The IEEE, World’s largest professional association that has invented standards like WiFi may be the one to solve one of the biggest challenges in the emerging Cloud computing economy.
Unlike the current business software vendors such as SAP, Oracle, IBM etc., providers of equivalent cloud versions do not provide an easy way for their individual offerings to work together (interconnect.)
As a result, while I can easily make an enterprise planning software (ERP) from SAP talk to an HR software from its main rival Oracle directly, I cannot make a customer management (CRM) cloud service from salesforce.com talk ‘directly’ to a cloud productivity suite from Google.

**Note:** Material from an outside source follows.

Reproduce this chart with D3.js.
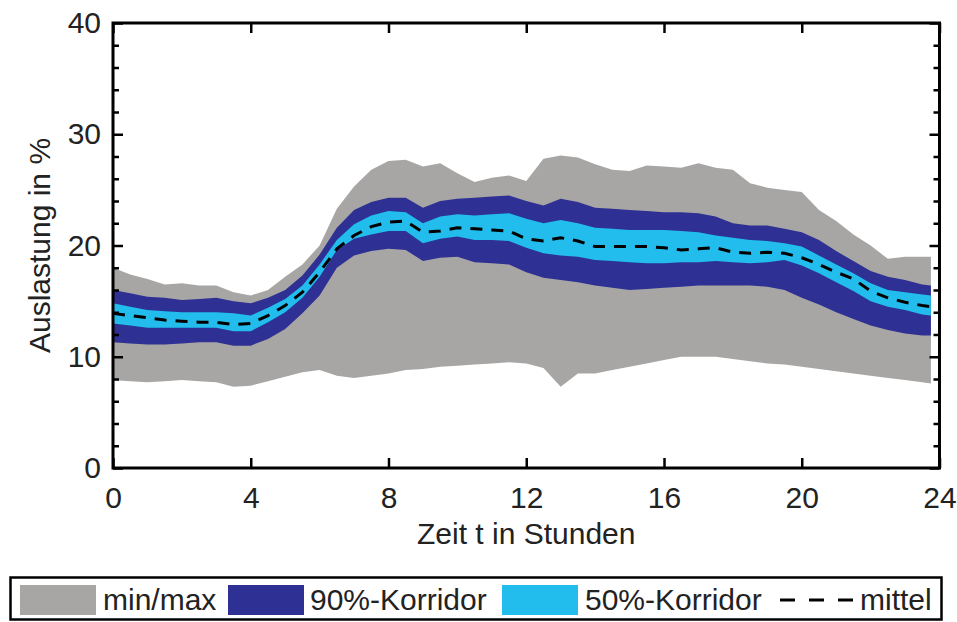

A large part of the reason has been that each of the cloud providers thinks that it can emerge as a standard — and thereby bring even its competitors onto its ‘platform’ and there will be no need for further interconnect.
The problem is currently solved by a local program ‘downloading’ the cloud data from one provider and ‘uploading’ it onto another provider. While it works in crunch situations, it fails to even come close to the real interconnection and coordination that customers seek.
For example, when a customer makes a purchase, the company would like the data to be automatically passed on to the vendor management application (often from another cloud provider) so that the latter can increase its next order suitably. In the cloud computing World, this would ideally be done by having an interconnection between the computers of both cloud providers — between their data-centers, instead of the customer having to download and upload manually.
“To achieve the economies of scale that will make cloud computing successful, common platforms are needed to ensure users can easily navigate between services and applications regardless of where they’re coming from, and enable organizations to more cost-effectively transition their IT systems to a services-oriented model,” points out Dr Alexander Pasik, CIO at IEEE.
According to industry research firm IDC, revenue from public cloud computing services is expected to reach US$55.5 billion by 2014, up from US$16 billion in 2009, but lack of standards for real-time exchange of data is hampering its growth, IEEE warned.
“Today, many public cloud networks are configured as closed systems and are not designed to interact with each other. The lack of integration between these networks makes it difficult for organizations to consolidate their IT systems in the cloud and realize productivity gains and cost savings.
“To overcome this challenge, industry standards must be developed to help cloud service providers design interoperable platforms and enable data portability,” it said.
The IEEE will hold a seminar next month to discuss the way forward, it added.